TUESDAY, Sept. 14, 2021 (HealthDay News) – New data out of Israel, to be published this week, could bolster the notion that a third booster shot of the COVID-19 vaccine significantly lowers a recipient’s odds for severe illness.

The data are scheduled to be published in the peer-reviewed New England Journal of Medicine, ahead of this week’s U.S. Food and Drug Administration advisory panel meeting on booster shots, CNN reported. Although the journal does not comment on prospective publications, Editor-in-Chief Eric Rubin, M.D., said the journal moves quickly to review data that can impact public health. The FDA also does its own internal review of data, he said.

Preliminary data from the Israeli Ministry of Health — not yet peer-reviewed — were posted last month on a preprint server. In that analysis, more than 1 million Israelis older than 60 years received boosters between July 30 and Aug. 22. The risk for severe illness decreased more than 10-fold, and the relative risk for confirmed infection decreased more than 11-fold a dozen days after people got their third dose of the vaccine, according to the data.
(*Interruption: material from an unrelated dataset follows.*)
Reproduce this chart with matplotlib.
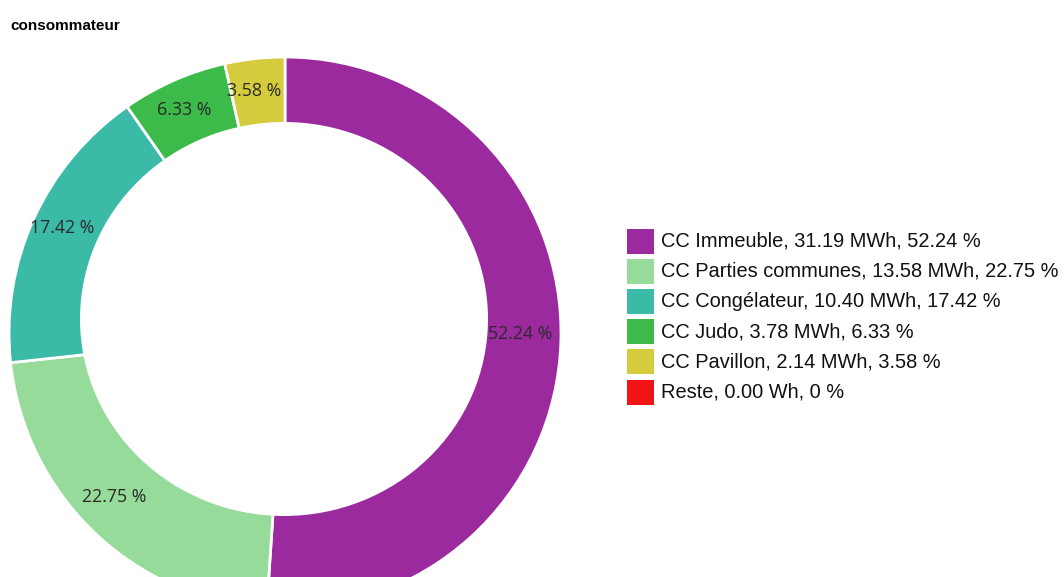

Nachman Ash, M.D., director general of the Israeli Ministry of Health, told CNN that Sharon Alroy-Preis, M.D., director of public health services at the Israeli Ministry of Health, and Ron Milo, a professor at the Weizmann Institute of Science, will present the data at the FDA advisors meeting. Ash said the New England Journal of Medicine will also be publishing a second set of Ministry of Health data before the FDA advisers meet. That study showed that people older than 60 years who received their second dose of the vaccine in March were 60 percent more protected against infection and 70 percent more protected against severe COVID-19 compared with those who received their second dose in January, CNN reported.

The FDA Vaccines and Related Biological Products Advisory Committee is scheduled to meet on Sept. 17.